John Frayne | Anniversaries in the air as Canadian Brass joins UI Wind Symphony

John Frayne | Anniversaries in the air as Canadian Brass joins UI Wind Symphony

There was an air of anniversaries in Foellinger Great Hall at Krannert Center for the Performing Arts in Urbana recently.

On April 10, the University of Illinois Wind Symphony gave a concert that climaxed the 150th anniversary of the inauguration of a band program at the university in 1868-69.

Before the music began, Stephen G. Peterson, the head of the band program at the UI, spoke of the distinguished history of the band over its 150 years of existence.

The highlight of the Wind Symphony concert was the world premiere of Dana Wilson's "Quintessence," which matched the student players of the Wind Symphony with the five players of the Canadian Brass Quintet, which had given a concert on April 7.

The April 10 concert started off with a work by Percy Grainger (1882-1961) called "Hill-Song No. 1" in a new wind band transcription by Joe Clark, who is a graduate teaching assistant with UI bands. Clark also conducted his arrangement. This work was seldom performed because of Grainger's request for unusual clusters of instruments, such as six oboes and six bassoons.

The program notes listed a number of features that Grainger wanted to achieve in this early composition. One of them is that themes were not to be repeated, since, in Grainger's opinion, such favoring of certain themes was undemocratic.

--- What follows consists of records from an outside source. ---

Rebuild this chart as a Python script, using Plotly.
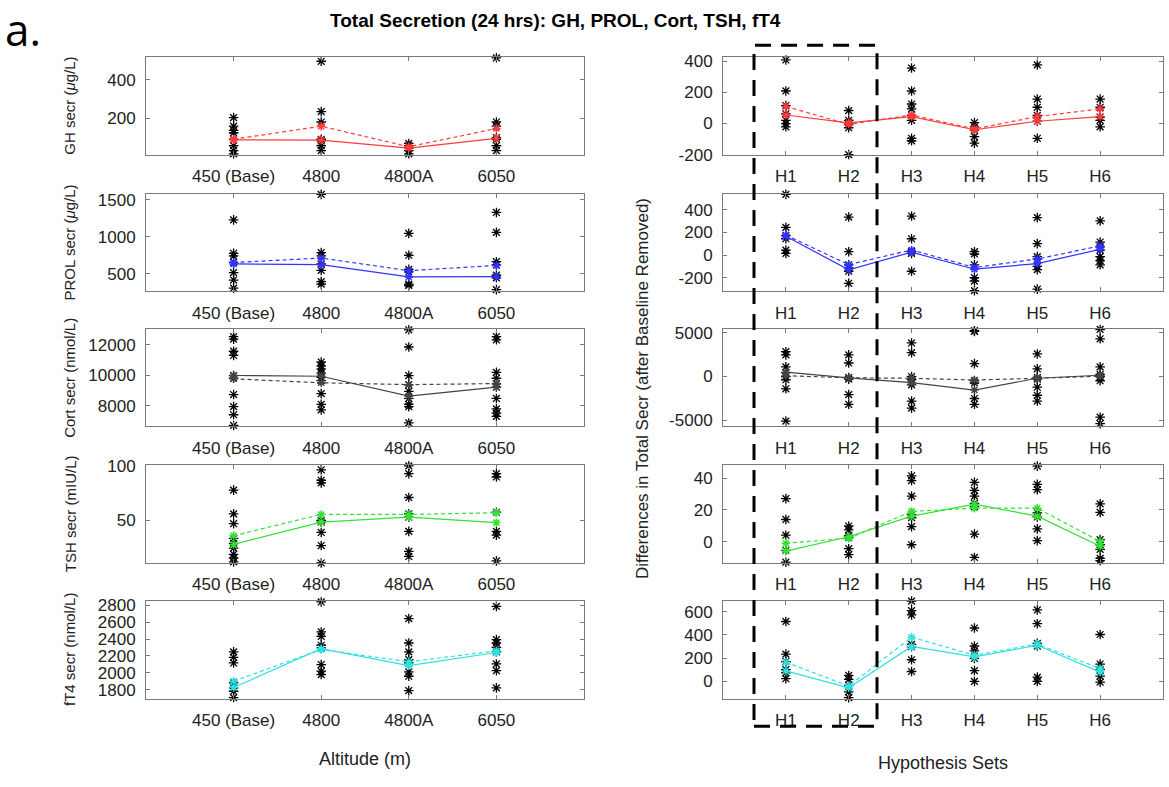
import plotly.graph_objects as go

# ---------------- data ----------------
ALT_LABELS = ["450 (Base)", "4800", "4800A", "6050"]
HYP_LABELS = ["H1", "H2", "H3", "H4", "H5", "H6"]

# Left column: absolute total secretion per altitude (individual subjects)
GH_STARS = [[203, 158, 136, 124, 90, 56, 31, 14],
            [497, 234, 180, 90, 81, 56, 31],
            [68, 56, 44, 31, 14],
            [515, 180, 158, 98, 90, 56, 31]]
GH_MEDIAN = [87, 85, 44, 95]
GH_MEAN = [90, 158, 51, 146]

PROL_STARS = [[1226, 774, 739, 652, 513, 413, 304],
              [1570, 783, 739, 630, 543, 391, 357],
              [1043, 748, 557, 522, 357, 339],
              [1326, 1057, 661, 617, 478, 443, 283]]
PROL_MEDIAN = [630, 620, 455, 460]
PROL_MEAN = [650, 710, 540, 610]

CORT_STARS = [[12535, 12364, 11572, 11294, 9968, 9797, 8727, 7936, 7401, 6700],
              [10866, 10610, 10396, 10139, 9861, 9647, 8791, 8086, 7722],
              [12980, 11850, 9968, 9369, 8941, 8471, 8086, 7936, 6866],
              [12535, 12321, 10182, 9797, 9433, 9220, 8471, 7786, 7508, 7294]]
CORT_MEDIAN = [9980, 9930, 8620, 9220]
CORT_MEAN = [9760, 9500, 9380, 9450]

TSH_STARS = [[77.8, 56, 47, 33.5, 29, 24.6, 19, 15.6, 12],
             [96.4, 86.8, 84.4, 50, 48.5, 39, 27, 11],
             [100, 92.8, 71, 56, 53, 40, 21.6, 17],
             [92.8, 89.8, 57.5, 40, 36.5, 13]]
TSH_MEDIAN = [28, 48.5, 53, 48]
TSH_MEAN = [36, 55.5, 55.5, 57]

FT4_STARS = [[2247, 2183, 2116, 1879, 1820, 1780, 1705],
             [2840, 2484, 2432, 2326, 2294, 2097, 2018, 1978],
             [2642, 2353, 2247, 2156, 2116, 2009, 1958, 1788],
             [2788, 2393, 2353, 2302, 2247, 2104, 2025, 1820]]
FT4_MEDIAN = [1825, 2285, 2085, 2240]
FT4_MEAN = [1900, 2275, 2130, 2260]

# Right column: differences after baseline removed, per hypothesis set
D_GH_STARS = [[410, 210, 116, 63, 21, 0, -21],
              [84, 21, 6, -6, -27, -200],
              [358, 210, 126, 95, 53, 21, -95, -111],
              [6, -21, -42, -84, -126],
              [378, 158, 105, 53, 15, -95],
              [431, 158, 105, 42, 21, -21]]
D_GH_MEDIAN = [55, 5, 45, -40, 15, 45]
D_GH_MEAN = [110, -5, 55, -35, 45, 95]

D_PROL_STARS = [[534, 243, 171, 143, 43, 14],
                [334, 29, -86, -114, -143, -249],
                [343, 143, 29, 14, -143],
                [29, 9, -86, -200, -229, -314],
                [329, 100, -14, -37, -100, -129, -300],
                [300, 114, 71, 43, -14, -49, -86]]
D_PROL_MEDIAN = [165, -130, 25, -125, -75, 50]
D_PROL_MEAN = [175, -85, 45, -110, -35, 80]

D_CORT_STARS = [[2852, 2481, 1111, 444, 0, -370, -1407, -5111],
                [2481, 1555, -111, -296, -2074, -3185],
                [3852, 2741, 0, -370, -963, -2815, -3630],
                [5259, 5185, 1481, -481, -741, -2519, -3185, -5778],
                [2593, 889, -111, -296, -1222, -2148, -2815],
                [5400, 4333, 1111, 259, 0, -481, -4667, -5407]]
D_CORT_MEDIAN = [500, -150, -700, -1550, -200, 150]
D_CORT_MEAN = [100, -150, -200, -400, -200, 50]

D_TSH_STARS = [[27, 13.9, 4, -5.5, -13],
               [9.8, 7.3, 3.7, 2.7, -4.5, -8.2],
               [41.4, 38.4, 28.6, 17, 15, 9.4, -2],
               [37.3, 32.2, 28.6, 24, 22, 4.7, -10],
               [47.5, 36, 32.7, 18, 15.5, 8, 0.6],
               [23.7, 18.4, 1.2, -2, -4.9, -10.6, -12]]
D_TSH_MEDIAN = [-6, 3, 16, 23.5, 16, -3]
D_TSH_MEAN = [-1, 2, 19, 21, 21, 0]

D_FT4_STARS = [[515, 234, 169, 101, 73, 23],
               [51, 17, -34, -90, -140],
               [690, 608, 572, 318, 299, 186, 85],
               [459, 304, 262, 197, 93, 0],
               [614, 496, 327, 304, 37, 0],
               [403, 149, 101, 45, -6]]
D_FT4_MEDIAN = [90, -55, 300, 210, 310, 80]
D_FT4_MEAN = [165, -40, 380, 225, 320, 110]

# ---------------- panel config ----------------
LEFT_PANELS = [
    ("GH secr (<i>μ</i>g/L)", GH_STARS, GH_MEDIAN, GH_MEAN, "#ff3b3b", [10, 520], [200, 400]),
    ("PROL secr (<i>μ</i>g/L)", PROL_STARS, PROL_MEDIAN, PROL_MEAN, "#3333ff", [260, 1580], [500, 1000, 1500]),
    ("Cort secr (nmol/L)", CORT_STARS, CORT_MEDIAN, CORT_MEAN, "#444444", [6650, 13000], [8000, 10000, 12000]),
    ("TSH secr (mIU/L)", TSH_STARS, TSH_MEDIAN, TSH_MEAN, "#33e033", [11, 100.5], [50, 100]),
    ("fT4 secr (nmol/L)", FT4_STARS, FT4_MEDIAN, FT4_MEAN, "#2ee0e0", [1690, 2850], [1800, 2000, 2200, 2400, 2600, 2800]),
]
RIGHT_PANELS = [
    (D_GH_STARS, D_GH_MEDIAN, D_GH_MEAN, "#ff3b3b", [-200, 430], [-200, 0, 200, 400]),
    (D_PROL_STARS, D_PROL_MEDIAN, D_PROL_MEAN, "#3333ff", [-320, 540], [-200, 0, 200, 400]),
    (D_CORT_STARS, D_CORT_MEDIAN, D_CORT_MEAN, "#444444", [-5700, 5400], [-5000, 0, 5000]),
    (D_TSH_STARS, D_TSH_MEDIAN, D_TSH_MEAN, "#33e033", [-13.5, 48], [0, 20, 40]),
    (D_FT4_STARS, D_FT4_MEDIAN, D_FT4_MEAN, "#2ee0e0", [-150, 690], [0, 200, 400, 600]),
]

W, H = 1169, 787
ROWS_PX = [(50, 150), (190, 290), (329, 428), (468, 568), (607, 707)]
LEFT_X_PX = (146, 584)
RIGHT_X_PX = (723, 1163)

FONT = "Liberation Sans, Arial, Helvetica, sans-serif"
AXCOL = "#7a7a7a"
TICK_SIZE = 17

fig = go.Figure()
layout = dict(
    width=W, height=H, margin=dict(l=0, r=0, t=0, b=0),
    paper_bgcolor="white", plot_bgcolor="white", showlegend=False,
    font=dict(family=FONT, size=TICK_SIZE, color="#222"),
)


def ydom(r):
    t, b = ROWS_PX[r]
    return [1 - b / H, 1 - t / H]


def axis_names(idx):
    xa = "xaxis" if idx == 1 else f"xaxis{idx}"
    ya = "yaxis" if idx == 1 else f"yaxis{idx}"
    xr = "x" if idx == 1 else f"x{idx}"
    yr = "y" if idx == 1 else f"y{idx}"
    return xa, ya, xr, yr


def setup_axes(idx, r, xdom, xrange, xticks, xtext, yrange, yticks):
    xa, ya, xr, yr = axis_names(idx)
    common = dict(showline=True, linecolor=AXCOL, linewidth=1, mirror="allticks",
                  ticks="inside", ticklen=4, tickcolor=AXCOL, showgrid=False,
                  zeroline=False, tickfont=dict(size=TICK_SIZE, color="#222", family=FONT))
    layout[xa] = dict(domain=xdom, range=xrange, tickvals=xticks, ticktext=xtext,
                      anchor=yr, ticklabelstandoff=6, **common)
    layout[ya] = dict(domain=ydom(r), range=yrange, tickvals=yticks,
                      ticktext=[str(v) for v in yticks], anchor=xr, ticklabelstandoff=6, **common)
    return xr, yr


def add_series(xr, yr, stars, med, mean, color):
    xs, ys = [], []
    for i, vals in enumerate(stars):
        xs += [i + 1] * len(vals)
        ys += vals
    fig.add_trace(go.Scatter(x=xs, y=ys, mode="markers", xaxis=xr, yaxis=yr, cliponaxis=False,
                             marker=dict(symbol="asterisk-open", size=8, color="black",
                                         line=dict(color="black", width=1.3))))
    cats = list(range(1, len(med) + 1))
    fig.add_trace(go.Scatter(x=cats, y=mean, mode="lines+markers", xaxis=xr, yaxis=yr, cliponaxis=False,
                             line=dict(color=color, width=1.2, dash="4px,3px"),
                             marker=dict(symbol="asterisk-open", size=7, line=dict(color=color, width=1.5))))
    fig.add_trace(go.Scatter(x=cats, y=med, mode="lines+markers", xaxis=xr, yaxis=yr, cliponaxis=False,
                             line=dict(color=color, width=1.2),
                             marker=dict(symbol="asterisk-open", size=7, line=dict(color=color, width=1.5))))


idx = 0
for r in range(5):
    # left column
    idx += 1
    label, stars, med, mean, color, yrange, yticks = LEFT_PANELS[r]
    xr, yr = setup_axes(idx, r, [LEFT_X_PX[0] / W, LEFT_X_PX[1] / W], [0, 5], [1, 2, 3, 4],
                        ALT_LABELS, yrange, yticks)
    add_series(xr, yr, stars, med, mean, color)
    t, b = ROWS_PX[r]
    fig.add_annotation(text=label, xref="paper", yref="paper", x=70 / W, y=1 - (t + b) / 2 / H,
                       textangle=-90, showarrow=False, font=dict(size=15, color="#222", family=FONT),
                       xanchor="center", yanchor="middle")

    # right column
    idx += 1
    stars, med, mean, color, yrange, yticks = RIGHT_PANELS[r]
    xr, yr = setup_axes(idx, r, [RIGHT_X_PX[0] / W, RIGHT_X_PX[1] / W], [0, 7], [1, 2, 3, 4, 5, 6],
                        HYP_LABELS, yrange, yticks)
    add_series(xr, yr, stars, med, mean, color)

fig.update_layout(**layout)

# titles and labels
fig.add_annotation(text="<b>Total Secretion (24 hrs): GH, PROL, Cort, TSH, fT4</b>", xref="paper", yref="paper",
                   x=555 / W, y=1 - 13 / H, showarrow=False, font=dict(size=19, color="black", family=FONT),
                   xanchor="center", yanchor="middle")
fig.add_annotation(text="a.", xref="paper", yref="paper", x=3 / W, y=1 - 22 / H, showarrow=False,
                   font=dict(size=44, color="black", family="Open Sans, Liberation Sans, sans-serif"),
                   xanchor="left", yanchor="middle")
fig.add_annotation(text="Altitude (m)", xref="paper", yref="paper", x=365 / W, y=1 - 769 / H, showarrow=False,
                   font=dict(size=18, color="#222", family=FONT), xanchor="center", yanchor="middle")
fig.add_annotation(text="Hypothesis Sets", xref="paper", yref="paper", x=943 / W, y=1 - 773 / H, showarrow=False,
                   font=dict(size=18, color="#222", family=FONT), xanchor="center", yanchor="middle")
fig.add_annotation(text="Differences in Total Secr (after Baseline Removed)", xref="paper", yref="paper",
                   x=642 / W, y=1 - 390 / H, textangle=-90, showarrow=False,
                   font=dict(size=17, color="#222", family=FONT), xanchor="center", yanchor="middle")

# dashed highlight box around H1-H2
fig.add_shape(type="rect", xref="paper", yref="paper", x0=754 / W, x1=877 / W, y0=1 - 735 / H, y1=1 - 38 / H,
              line=dict(color="black", width=3, dash="16px,10px"), fillcolor="rgba(0,0,0,0)")

fig.write_html("out.html")
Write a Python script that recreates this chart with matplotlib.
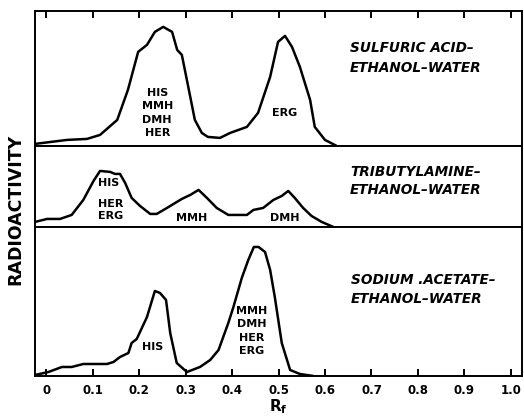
import matplotlib.pyplot as plt

# Rf positions and radioactivity (arbitrary units)
rf_sulfuric = [-0.024, 0.045, 0.088, 0.116, 0.153, 0.176, 0.198, 0.217, 0.234, 0.252,
               0.271, 0.282, 0.292, 0.305, 0.320, 0.335, 0.348, 0.374, 0.396, 0.432,
               0.456, 0.482, 0.499, 0.514, 0.529, 0.546, 0.568, 0.578, 0.600, 0.625]
act_sulfuric = [2, 6, 7, 11, 26, 56, 94, 101, 114, 119,
                114, 96, 91, 61, 26, 13, 9, 8, 13, 19,
                33, 69, 104, 110, 99, 79, 46, 19, 6, 0]

rf_tributyl = [-0.024, 0.002, 0.030, 0.055, 0.080, 0.102, 0.116, 0.138, 0.148, 0.159,
               0.170, 0.184, 0.202, 0.224, 0.238, 0.260, 0.292, 0.310, 0.328, 0.346,
               0.367, 0.392, 0.432, 0.446, 0.467, 0.489, 0.507, 0.521, 0.535, 0.553,
               0.571, 0.593, 0.618]
act_tributyl = [5, 8, 8, 12, 27, 46, 56, 55, 53, 53,
                44, 29, 21, 13, 13, 19, 28, 32, 37, 29,
                19, 12, 12, 17, 19, 27, 31, 36, 29, 19,
                11, 5, 0]

rf_acetate = [-0.024, 0.005, 0.034, 0.055, 0.080, 0.131, 0.145, 0.159, 0.177, 0.184,
              0.195, 0.217, 0.234, 0.245, 0.258, 0.267, 0.281, 0.303, 0.331, 0.353,
              0.371, 0.392, 0.403, 0.421, 0.435, 0.447, 0.457, 0.471, 0.482, 0.492,
              0.507, 0.525, 0.546, 0.575]
act_acetate = [1, 4, 9, 9, 12, 12, 14, 19, 23, 33,
               37, 59, 85, 83, 76, 43, 13, 4, 9, 16,
               26, 53, 69, 98, 116, 129, 129, 124, 106, 79,
               33, 6, 2, 0]

solvents = ['SULFURIC ACID–\nETHANOL–WATER',
            'TRIBUTYLAMINE–\nETHANOL–WATER',
            'SODIUM .ACETATE–\nETHANOL–WATER']
tick_vals = [0, 0.1, 0.2, 0.3, 0.4, 0.5, 0.6, 0.7, 0.8, 0.9, 1.0]
tick_labels = ['0', '0.1', '0.2', '0.3', '0.4', '0.5', '0.6', '0.7', '0.8', '0.9', '1.0']

fig, axes = plt.subplots(3, 1, figsize=(5.24, 4.18), dpi=100, sharex=True,
                         gridspec_kw={'height_ratios': [135, 81, 149], 'hspace': 0})
fig.subplots_adjust(left=0.067, right=0.996, top=0.974, bottom=0.1005)

series = [(rf_sulfuric, act_sulfuric, 135),
          (rf_tributyl, act_tributyl, 81),
          (rf_acetate, act_acetate, 149)]

for ax, (x, y, top) in zip(axes, series):
    ax.plot(x, y, color='black', lw=1.8, solid_joinstyle='round', solid_capstyle='round')
    ax.set_xlim(-0.0237, 1.0237)
    ax.set_ylim(0, top)
    ax.set_yticks([])
    for s in ax.spines.values():
        s.set_linewidth(1.4)
    ax.tick_params(axis='x', direction='in', length=5, width=1.4, bottom=False, labelbottom=False)

# solvent system labels
solv = dict(fontsize=9.8, fontweight='bold', fontstyle='italic', ha='left', va='center')
axes[0].text(0.654, 88, solvents[0], linespacing=1.5, **solv)
axes[1].text(0.654, 46, solvents[1], linespacing=1.4, **solv)
axes[2].text(0.656, 86, solvents[2], linespacing=1.45, **solv)

lab = dict(fontsize=8, fontweight='bold', va='center')
# peak labels
axes[0].text(0.239, 33, 'HIS\nMMH\nDMH\nHER', ha='center', linespacing=1.42, **lab)
axes[0].text(0.514, 33, 'ERG', ha='center', **lab)
axes[1].text(0.112, 44, 'HIS', ha='left', **lab)
axes[1].text(0.112, 17, 'HER\nERG', ha='left', linespacing=1.3, **lab)
axes[1].text(0.314, 9, 'MMH', ha='center', **lab)
axes[1].text(0.514, 9, 'DMH', ha='center', **lab)
axes[2].text(0.230, 29, 'HIS', ha='center', **lab)
axes[2].text(0.443, 45, 'MMH\nDMH\nHER\nERG', ha='center', linespacing=1.45, **lab)

# tick marks: top of first panel, bottom of last panel
axes[0].set_xticks(tick_vals)
axes[0].tick_params(axis='x', top=True, direction='in', length=5, width=1.4)
axes[2].tick_params(axis='x', bottom=True, labelbottom=True, direction='in',
                    length=5, width=1.4, pad=6, labelsize=8.5)
axes[2].set_xticks(tick_vals, tick_labels, fontweight='bold')
axes[2].set_xlabel(r'$\mathbf{R_f}$', fontsize=11, labelpad=0)

fig.text(0.03, 0.5, 'RADIOACTIVITY', rotation=90, fontsize=12.5, fontweight='bold',
         ha='center', va='center')

fig.savefig('out.png', dpi=100, facecolor='white')
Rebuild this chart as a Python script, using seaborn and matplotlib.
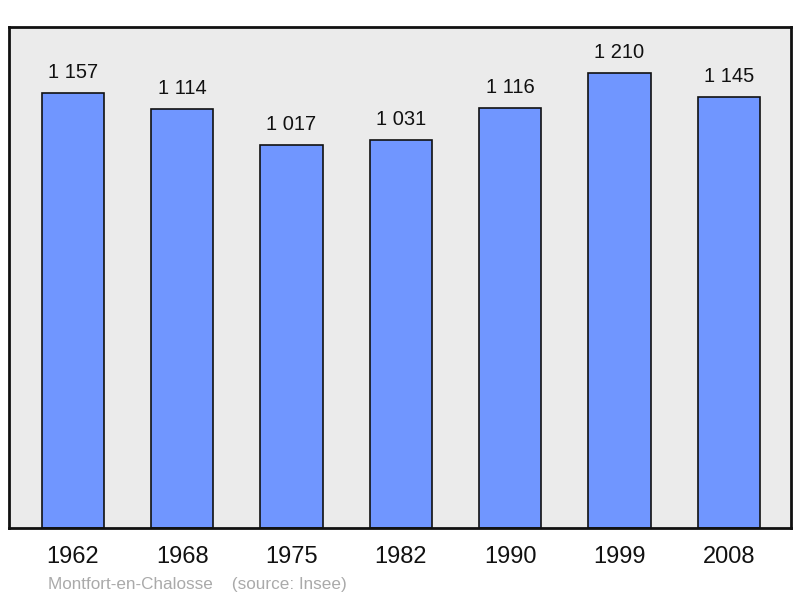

The resulting work, on first listening, seemed to be a free-roving fantasia, much in the style of Frederick Delius, one of my favorite composers. Clark's transcription seemed quite idiomatic to my ears, and his conducting of the work was clear and forceful.

The middle work on the program was by Bob Margolis (born 1949), called "Terpsichore, the name of the Greek muse of the dance," and it was a modern homage to the dances from the French Court of Henry IV of France, published in 1612 by Michael Praetorious.

Margolis' work dates from 1981, a time when the Praetorius collection was not as well-known as now. But that said, Margolis' work has many delightful stretches and offered frequent opportunities for the Wind Symphony players to shine, as in the second movement, which featured a lovely harp solo by Dai-An Liu.

A world premiere, written especially for the Canadian Brass and the Wind Symphony, took up the rest of the program. The name of this work was "Quintessence," and its composer, Wilson (born 1948), defined the word of the title as "the most perfect embodiment of something, the exemplar, the epitome, the pure and concentrated essence of a substance."

Although not a concerto in the conventional sense, the role of the Canadian Brass was that of counterbalance to the wind band ensemble.

The work began with members of the Canadian Brass positioned all around Foellinger, and after they had played their entry music, they came on stage to position themselves in front of the Wind Symphony.

This work gave ample opportunity for the Canadian Brass players to display their virtuosity, as soloists and as playing with members of the orchestra.

During this sometimes complex work, conductor Peterson carefully kept the various strands of its tonal web in clear balance. For most of its length, this work did not show to me its relevance to the concept of quintessence, although the verbal root stem (quint = 5) was clearly a compliment to the Canadian quintet.

But in the last measures of the work, the complex mix of quintet and orchestra thinned out to a final quiet restatement of an important theme, and it sounded as if the music had indeed purified itself down to its "fifth essence."

At the end of "Quintessence," during the strong applause, composer Wilson took a bow, and the Canadian Brass players, Chuck Daellenbach (tuba), Caleb Hudson and Christopher Coletti (trumpets), Achilles Liarmakopoulos (trombone) and Jeff Nelson (horn) called to the stage two former members of the quintet, who are currently on the UI School of Music faculty, Professsors Ronald Romm and Bernhard Scully.

They all joined in a wild and raucous performance of "Beale Street Blues," with especially brilliant flutterings from trombonist Liarmakopoulos. This encore evoked shouts and cheers befitting an anniversary celebration.